** Stated task **
Begin with the first line and repeat exactly through the line containing "(1107,72) rectangle (1221,538);"; leave every image out.

** Data section **
..............................
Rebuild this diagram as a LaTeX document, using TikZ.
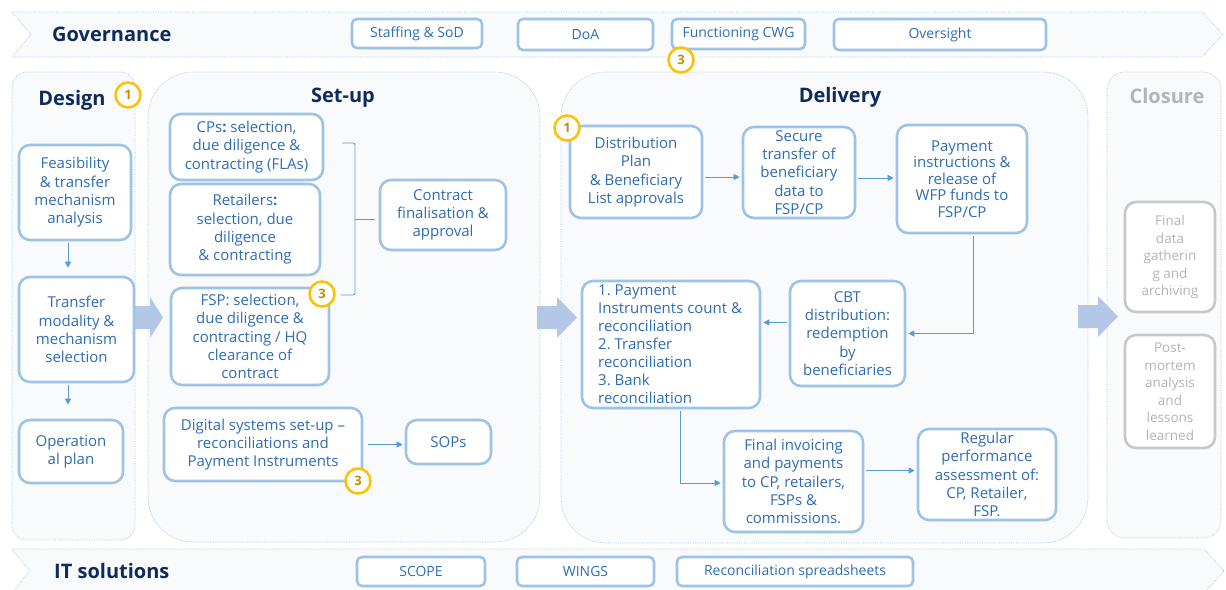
\documentclass[tikz,border=0pt]{standalone}
\usepackage{fontspec}
\setmainfont{Open Sans}
\frenchspacing
\usetikzlibrary{arrows.meta}
\definecolor{boxline}{HTML}{9DC3E6}
\definecolor{txtblue}{HTML}{2E6DB4}
\definecolor{navy}{HTML}{0F2B5B}
\definecolor{conncol}{HTML}{5B9BD5}
\definecolor{bigarrow}{HTML}{B4C7E7}
\definecolor{panelfill}{HTML}{F9FAFC}
\definecolor{panelline}{HTML}{A9C8EA}
\definecolor{greypanel}{HTML}{C4C4C4}
\definecolor{gold}{HTML}{FFC000}
\definecolor{goldtxt}{HTML}{BF9000}
\definecolor{greyline}{HTML}{C8C8C8}
\definecolor{greytxt}{HTML}{B4B4B4}
\begin{document}
\begin{tikzpicture}[x=1pt,y=-1pt,
  box/.style={draw=boxline, line width=2.6pt, rounded corners=11pt, fill=white, align=center,
    text=txtblue, inner sep=0pt, font=\fontsize{15}{18.3}\selectfont},
  gbox/.style={box, rounded corners=5pt, font=\fontsize{14}{17}\selectfont},
  cbox/.style={box, draw=greyline, text=greytxt, font=\fontsize{13.5}{17.5}\selectfont},
  badge/.style={circle, draw=gold, line width=2.5pt, fill=white, minimum size=25pt, inner sep=0pt,
    text=goldtxt, font=\fontsize{13}{13}\selectfont\bfseries},
  conn/.style={draw=conncol, line width=0.9pt, -{Triangle[length=6pt,width=6pt]}},
  panel/.style={draw=panelline, line width=0.7pt, densely dotted, fill=panelfill},
  title/.style={text=navy, font=\fontsize{20}{24}\selectfont\bfseries, inner sep=0pt},
  blockarrow/.style={fill=bigarrow, draw=none}
]
\useasboundingbox (0,0) rectangle (1226,589);
\fill[white] (0,0) rectangle (1226,589);

% chevron bands
\path[panel] (12,12) -- (1202,12) -- (1223,34.5) -- (1202,57) -- (12,57) -- (31,34.5) -- cycle;
\path[panel] (12,549) -- (1204,549) -- (1224,571) -- (1204,593) -- (12,593) -- (30,571) -- cycle;
\node[title, anchor=west] (gov) at (52,34) {Governance};
\node[title, anchor=west] (its) at (54,571) {IT solutions};

% phase panels
\path[panel, rounded corners=15pt] (12,72) rectangle (135,540);
\path[panel, rounded corners=45pt] (148,72) rectangle (540,542);
\path[panel, rounded corners=45pt] (561,72) rectangle (1088,543);
\path[panel, draw=greypanel, rounded corners=18pt] (1107,72) rectangle (1221,538);

\node[title] (tdes) at (72,100.5) {Design};
\node[title] (tset) at (343,97.5) {Set-up};
\node[title] (tdel) at (840,97.5) {Delivery};
\node[title, text=greytxt] (tclo) at (1167,96) {Closure};

% block arrows between phases
\path[blockarrow] (135,306) -- (150,306) -- (150,297) -- (163,317.5) -- (150,338) -- (150,329) -- (135,329) -- cycle;
\path[blockarrow] (537,306) -- (557,306) -- (557,297) -- (577,317.5) -- (557,338) -- (557,329) -- (537,329) -- cycle;
\path[blockarrow] (1078,305) -- (1098,305) -- (1098,296) -- (1118,316.5) -- (1098,337) -- (1098,328) -- (1078,328) -- cycle;

% governance and IT items
\node[gbox, minimum width=130pt, minimum height=29pt] (staff) at (417,33.5) {Staffing \& SoD};
\node[gbox, minimum width=135pt, minimum height=31pt] (doa) at (585.5,34.5) {DoA};
\node[gbox, minimum width=133pt, minimum height=30pt] (cwg) at (738.5,34) {Functioning CWG};
\node[gbox, minimum width=212pt, minimum height=31pt] (over) at (940,34.5) {Oversight};
\node[gbox, minimum width=128pt, minimum height=29pt] (scope) at (421,571.5) {SCOPE};
\node[gbox, minimum width=137pt, minimum height=29pt] (wings) at (585.5,571.5) {WINGS};
\node[gbox, minimum width=236pt, minimum height=29pt] (recs) at (795,571.5) {Reconciliation spreadsheets};

% design
\node[box, minimum width=112pt, minimum height=95pt] (feas) at (75,192.5) {Feasibility\\\& transfer\\mechanism\\analysis};
\node[box, minimum width=115pt, minimum height=105pt] (trans) at (76.5,329.5) {Transfer\\modality \&\\mechanism\\selection};
\node[box, minimum width=104pt, minimum height=63pt] (oper) at (71,451.5) {Operation\\al plan};

% set-up
\node[box, minimum width=153pt, minimum height=66pt] (cps) at (246.5,147) {CPs\textbf{:} selection,\\due diligence \&\\contracting (FLAs)};
\node[box, minimum width=150pt, minimum height=91pt] (ret) at (245,229.5) {Retailers\textbf{:}\\selection, due\\diligence\\\& contracting};
\node[box, minimum width=158pt, minimum height=97pt] (fsp) at (250,336.5) {FSP: selection,\\due diligence \&\\contracting / HQ\\clearance of\\contract};
\node[box, minimum width=126pt, minimum height=70pt] (contr) at (443,215) {Contract\\finalisation \&\\approval};
\node[box, minimum width=198pt, minimum height=73pt] (dig) at (263,444.5) {Digital systems set-up --\\reconciliations and\\Payment Instruments};
\node[box, minimum width=85pt, minimum height=44pt] (sops) at (448.5,442) {SOPs};

% delivery
\node[box, minimum width=132pt, minimum height=92pt] (dist) at (636,172) {Distribution\\Plan\\\& Beneficiary\\List approvals};
\node[box, minimum width=112pt, minimum height=91pt] (sec) at (799,172.5) {Secure\\transfer of\\beneficiary\\data to\\FSP/CP};
\node[box, minimum width=130pt, minimum height=108pt, font=\fontsize{15}{16.5}\selectfont] (pay) at (962,179) {Payment\\instructions \&\\release of\\WFP funds to\\FSP/CP};
\node[box, minimum width=115pt, minimum height=105pt] (cbt) at (847.5,333.5) {CBT\\distribution:\\redemption\\by\\beneficiaries};
\node[box, minimum width=178pt, minimum height=127pt] (rec) at (671,344.5) {};
\node[anchor=west, align=left, inner sep=0pt, text=txtblue, font=\fontsize{15}{18}\selectfont] (rectxt) at (598,344.5)
  {1. Payment\\Instruments count \&\\reconciliation\\2. Transfer\\reconciliation\\3. Bank\\reconciliation};
\node[box, minimum width=139pt, minimum height=101pt] (fin) at (793.5,481.5) {Final invoicing\\and payments\\to CP, retailers,\\FSPs \&\\commissions.};
\node[box, minimum width=138pt, minimum height=91pt] (reg) at (987,474.5) {Regular\\performance\\assessment of:\\CP, Retailer,\\FSP.};

% closure
\node[cbox, minimum width=90pt, minimum height=110pt] (arch) at (1170,257) {Final\\data\\gatherin\\g and\\archiving};
\node[cbox, minimum width=90pt, minimum height=113pt] (post) at (1170,391.5) {Post-\\mortem\\analysis\\and\\lessons\\learned};

% connectors
\draw[conn, shorten >=8pt, shorten <=2pt] ([xshift=-7pt]feas.south) -- ([xshift=-8.5pt]trans.north);
\draw[conn, shorten >=14pt, shorten <=2pt] ([xshift=-8.5pt]trans.south) -- ([xshift=-3pt]oper.north);
\draw[conn, shorten <=5pt, shorten >=2pt] (dig.east) -- (dig.east -| sops.west);
\draw[conn, shorten <=2pt, shorten >=2pt] ([yshift=-5pt]dist.east) -- ([yshift=-5pt]dist.east -| sec.west);
\draw[conn, shorten <=2pt, shorten >=2pt] ([yshift=-5.5pt]sec.east) -- ([yshift=-5.5pt]sec.east -| pay.west);
\draw[conn, shorten <=2pt, shorten >=2pt] ([xshift=11pt]pay.south) |- (cbt.east);
\draw[conn, shorten <=2pt, shorten >=2pt] ([yshift=11pt]cbt.west) -- ([yshift=11pt]cbt.west -| rec.east);
\draw[conn, shorten <=2pt, shorten >=2pt] ([xshift=9pt]rec.south) |- ([yshift=-1.5pt]fin.west);
\draw[conn, shorten <=2pt, shorten >=2pt] ([yshift=11pt]fin.east) -- ([yshift=11pt]fin.east -| reg.west);

% bracket grouping the three selection steps
\coordinate (brtop) at (342,143);
\coordinate (brbot) at (341,295);
\coordinate (brmid) at (355,219);
\draw[conncol, line width=0.9pt, rounded corners=2pt] (brtop) -- (brtop -| brmid) -- (brbot -| brmid) -- (brbot);
\draw[conncol, line width=0.9pt, shorten >=4pt] (brmid) -- (contr.west |- brmid);

% numbered badges
\node[badge] (b1des) at (128,95) {1};
\node[badge] (b3gov) at (681,60) {3};
\node[badge] (b3fsp) at (322,294) {3};
\node[badge] (b3dig) at (358,481) {3};
\node[badge] (b1del) at (567,128) {1};
\end{tikzpicture}
\end{document}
..............................
** Exercise response **
Rebuild this diagram as a LaTeX document, using TikZ.
\documentclass[tikz,border=0pt]{standalone}
\usepackage{fontspec}
\setmainfont{Open Sans}
\frenchspacing
\usetikzlibrary{arrows.meta}
\definecolor{boxline}{HTML}{9DC3E6}
\definecolor{txtblue}{HTML}{2E6DB4}
\definecolor{navy}{HTML}{0F2B5B}
\definecolor{conncol}{HTML}{5B9BD5}
\definecolor{bigarrow}{HTML}{B4C7E7}
\definecolor{panelfill}{HTML}{F9FAFC}
\definecolor{panelline}{HTML}{A9C8EA}
\definecolor{greypanel}{HTML}{C4C4C4}
\definecolor{gold}{HTML}{FFC000}
\definecolor{goldtxt}{HTML}{BF9000}
\definecolor{greyline}{HTML}{C8C8C8}
\definecolor{greytxt}{HTML}{B4B4B4}
\begin{document}
\begin{tikzpicture}[x=1pt,y=-1pt,
  box/.style={draw=boxline, line width=2.6pt, rounded corners=11pt, fill=white, align=center,
    text=txtblue, inner sep=0pt, font=\fontsize{15}{18.3}\selectfont},
  gbox/.style={box, rounded corners=5pt, font=\fontsize{14}{17}\selectfont},
  cbox/.style={box, draw=greyline, text=greytxt, font=\fontsize{13.5}{17.5}\selectfont},
  badge/.style={circle, draw=gold, line width=2.5pt, fill=white, minimum size=25pt, inner sep=0pt,
    text=goldtxt, font=\fontsize{13}{13}\selectfont\bfseries},
  conn/.style={draw=conncol, line width=0.9pt, -{Triangle[length=6pt,width=6pt]}},
  panel/.style={draw=panelline, line width=0.7pt, densely dotted, fill=panelfill},
  title/.style={text=navy, font=\fontsize{20}{24}\selectfont\bfseries, inner sep=0pt},
  blockarrow/.style={fill=bigarrow, draw=none}
]
\useasboundingbox (0,0) rectangle (1226,589);
\fill[white] (0,0) rectangle (1226,589);

% chevron bands
\path[panel] (12,12) -- (1202,12) -- (1223,34.5) -- (1202,57) -- (12,57) -- (31,34.5) -- cycle;
\path[panel] (12,549) -- (1204,549) -- (1224,571) -- (1204,593) -- (12,593) -- (30,571) -- cycle;
\node[title, anchor=west] (gov) at (52,34) {Governance};
\node[title, anchor=west] (its) at (54,571) {IT solutions};

% phase panels
\path[panel, rounded corners=15pt] (12,72) rectangle (135,540);
\path[panel, rounded corners=45pt] (148,72) rectangle (540,542);
\path[panel, rounded corners=45pt] (561,72) rectangle (1088,543);
\path[panel, draw=greypanel, rounded corners=18pt] (1107,72) rectangle (1221,538);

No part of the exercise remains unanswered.